**** Supplied data ****
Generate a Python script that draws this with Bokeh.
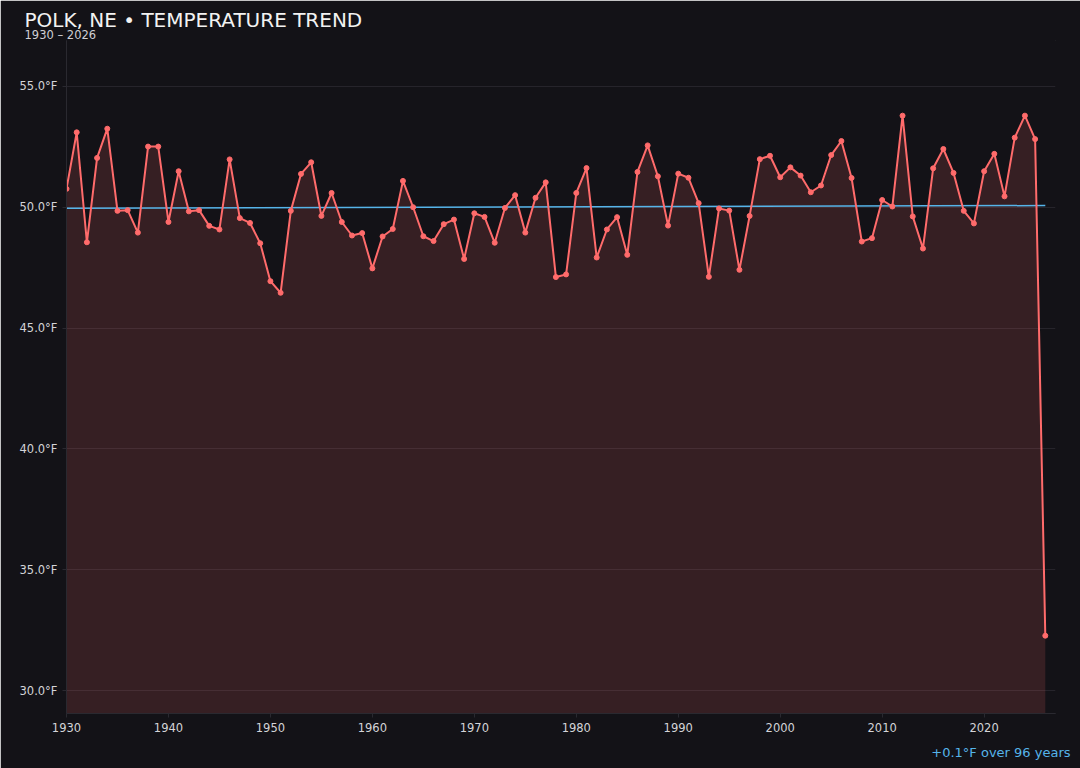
from bokeh.plotting import figure
from bokeh.models import PrintfTickFormatter, SingleIntervalTicker, Range1d, Title
from bokeh.embed import file_html
from bokeh.resources import INLINE

years = list(range(1930, 2027))
temps = [
    50.76, 53.10, 48.55, 52.04, 53.25, 49.85, 49.88, 48.95, 52.51, 52.51,  # 1930s
    49.39, 51.49, 49.83, 49.88, 49.23, 49.08, 51.98, 49.55, 49.35, 48.51,  # 1940s
    46.94, 46.46, 49.85, 51.38, 51.86, 49.64, 50.59, 49.39, 48.83, 48.93,  # 1950s
    47.47, 48.79, 49.10, 51.09, 50.00, 48.80, 48.60, 49.30, 49.49, 47.86,  # 1960s
    49.75, 49.60, 48.53, 49.97, 50.50, 48.95, 50.39, 51.03, 47.11, 47.22,  # 1970s
    50.59, 51.62, 47.92, 49.08, 49.59, 48.03, 51.46, 52.56, 51.28, 49.24,  # 1980s
    51.39, 51.22, 50.17, 47.12, 49.95, 49.86, 47.41, 49.64, 51.99, 52.13,  # 1990s
    51.24, 51.65, 51.31, 50.62, 50.90, 52.16, 52.74, 51.21, 48.58, 48.72,  # 2000s
    50.30, 50.03, 53.79, 49.62, 48.29, 51.61, 52.41, 51.42, 49.85, 49.33,  # 2010s
    51.49, 52.21, 50.45, 52.88, 53.79, 52.82, 32.27,                        # 2020s
]
trend_years = [1930, 2026]
trend_values = [49.96, 50.07]
y_ticks_interval = 5
title_text = "POLK, NE • TEMPERATURE TREND"
subtitle_text = "1930 – 2026"
note_text = "+0.1°F over 96 years"

BG = "#131217"
LINE = "#ff6b6b"
BLUE = "#56b4e9"
FONT = "DejaVu Sans"

y_lo, y_hi = 29.05, 56.9
p = figure(width=1080, height=768, output_backend="svg", toolbar_location=None, title=None,
           x_range=Range1d(1930, 2027), y_range=Range1d(y_lo, y_hi),
           min_border_left=66, min_border_right=25, min_border_top=40, min_border_bottom=55)
p.background_fill_color = BG
p.border_fill_color = BG
p.outline_line_color = BG
p.outline_line_alpha = 1.0

p.varea(x=years, y1=[y_lo] * len(years), y2=temps, fill_color=LINE, fill_alpha=0.15)
p.line(trend_years, trend_values, line_color=BLUE, line_width=1.5)
p.line(years, temps, line_color=LINE, line_width=2)
p.scatter(years, temps, size=5, fill_color=LINE, line_color=LINE)

p.xgrid.grid_line_color = None
p.ygrid.grid_line_color = "#26242b"
p.ygrid.grid_line_width = 1

p.yaxis.ticker = SingleIntervalTicker(interval=y_ticks_interval)
p.yaxis.formatter = PrintfTickFormatter(format="%.1f°F")
p.xaxis.ticker = SingleIntervalTicker(interval=10)
for ax in (p.xaxis, p.yaxis):
    ax.axis_line_color = "#2a2930"
    ax.major_tick_line_color = "#2a2930"
    ax.minor_tick_line_color = None
    ax.major_tick_out = 4
    ax.major_tick_in = 0
    ax.major_label_text_color = "#d4d4d8"
    ax.major_label_text_font = FONT
    ax.major_label_text_font_size = "11.5px"

sub = Title(text=subtitle_text, align="left", offset=-42, standoff=-2,
            text_font=FONT, text_font_size="11.5px", text_color="#cfcfd4",
            text_font_style="normal")
main = Title(text=title_text, align="left", offset=-42, standoff=-10,
             text_font=FONT, text_font_size="20px", text_color="#f2f2f2",
             text_font_style="normal")
p.add_layout(sub, "above")
p.add_layout(main, "above")

note = Title(text=note_text, align="right", offset=-15, standoff=16,
             text_font=FONT, text_font_size="13px", text_color=BLUE,
             text_font_style="normal")
p.add_layout(note, "below")

open("out.html", "w").write(file_html(p, INLINE))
****
**Stated goal:** All the lines above are to be given again exactly as they read, with the pictures removed.

**Solution for this task:**
Generate a Python script that draws this with Bokeh.
from bokeh.plotting import figure
from bokeh.models import PrintfTickFormatter, SingleIntervalTicker, Range1d, Title
from bokeh.embed import file_html
from bokeh.resources import INLINE

years = list(range(1930, 2027))
temps = [
    50.76, 53.10, 48.55, 52.04, 53.25, 49.85, 49.88, 48.95, 52.51, 52.51,  # 1930s
    49.39, 51.49, 49.83, 49.88, 49.23, 49.08, 51.98, 49.55, 49.35, 48.51,  # 1940s
    46.94, 46.46, 49.85, 51.38, 51.86, 49.64, 50.59, 49.39, 48.83, 48.93,  # 1950s
    47.47, 48.79, 49.10, 51.09, 50.00, 48.80, 48.60, 49.30, 49.49, 47.86,  # 1960s
    49.75, 49.60, 48.53, 49.97, 50.50, 48.95, 50.39, 51.03, 47.11, 47.22,  # 1970s
    50.59, 51.62, 47.92, 49.08, 49.59, 48.03, 51.46, 52.56, 51.28, 49.24,  # 1980s
    51.39, 51.22, 50.17, 47.12, 49.95, 49.86, 47.41, 49.64, 51.99, 52.13,  # 1990s
    51.24, 51.65, 51.31, 50.62, 50.90, 52.16, 52.74, 51.21, 48.58, 48.72,  # 2000s
    50.30, 50.03, 53.79, 49.62, 48.29, 51.61, 52.41, 51.42, 49.85, 49.33,  # 2010s
    51.49, 52.21, 50.45, 52.88, 53.79, 52.82, 32.27,                        # 2020s
]
trend_years = [1930, 2026]
trend_values = [49.96, 50.07]
y_ticks_interval = 5
title_text = "POLK, NE • TEMPERATURE TREND"
subtitle_text = "1930 – 2026"
note_text = "+0.1°F over 96 years"

BG = "#131217"
LINE = "#ff6b6b"
BLUE = "#56b4e9"
FONT = "DejaVu Sans"

y_lo, y_hi = 29.05, 56.9
p = figure(width=1080, height=768, output_backend="svg", toolbar_location=None, title=None,
           x_range=Range1d(1930, 2027), y_range=Range1d(y_lo, y_hi),
           min_border_left=66, min_border_right=25, min_border_top=40, min_border_bottom=55)
p.background_fill_color = BG
p.border_fill_color = BG
p.outline_line_color = BG
p.outline_line_alpha = 1.0

p.varea(x=years, y1=[y_lo] * len(years), y2=temps, fill_color=LINE, fill_alpha=0.15)
p.line(trend_years, trend_values, line_color=BLUE, line_width=1.5)
p.line(years, temps, line_color=LINE, line_width=2)
p.scatter(years, temps, size=5, fill_color=LINE, line_color=LINE)

p.xgrid.grid_line_color = None
p.ygrid.grid_line_color = "#26242b"
p.ygrid.grid_line_width = 1

p.yaxis.ticker = SingleIntervalTicker(interval=y_ticks_interval)
p.yaxis.formatter = PrintfTickFormatter(format="%.1f°F")
p.xaxis.ticker = SingleIntervalTicker(interval=10)
for ax in (p.xaxis, p.yaxis):
    ax.axis_line_color = "#2a2930"
    ax.major_tick_line_color = "#2a2930"
    ax.minor_tick_line_color = None
    ax.major_tick_out = 4
    ax.major_tick_in = 0
    ax.major_label_text_color = "#d4d4d8"
    ax.major_label_text_font = FONT
    ax.major_label_text_font_size = "11.5px"

sub = Title(text=subtitle_text, align="left", offset=-42, standoff=-2,
            text_font=FONT, text_font_size="11.5px", text_color="#cfcfd4",
            text_font_style="normal")
main = Title(text=title_text, align="left", offset=-42, standoff=-10,
             text_font=FONT, text_font_size="20px", text_color="#f2f2f2",
             text_font_style="normal")
p.add_layout(sub, "above")
p.add_layout(main, "above")

note = Title(text=note_text, align="right", offset=-15, standoff=16,
             text_font=FONT, text_font_size="13px", text_color=BLUE,
             text_font_style="normal")
p.add_layout(note, "below")

open("out.html", "w").write(file_html(p, INLINE))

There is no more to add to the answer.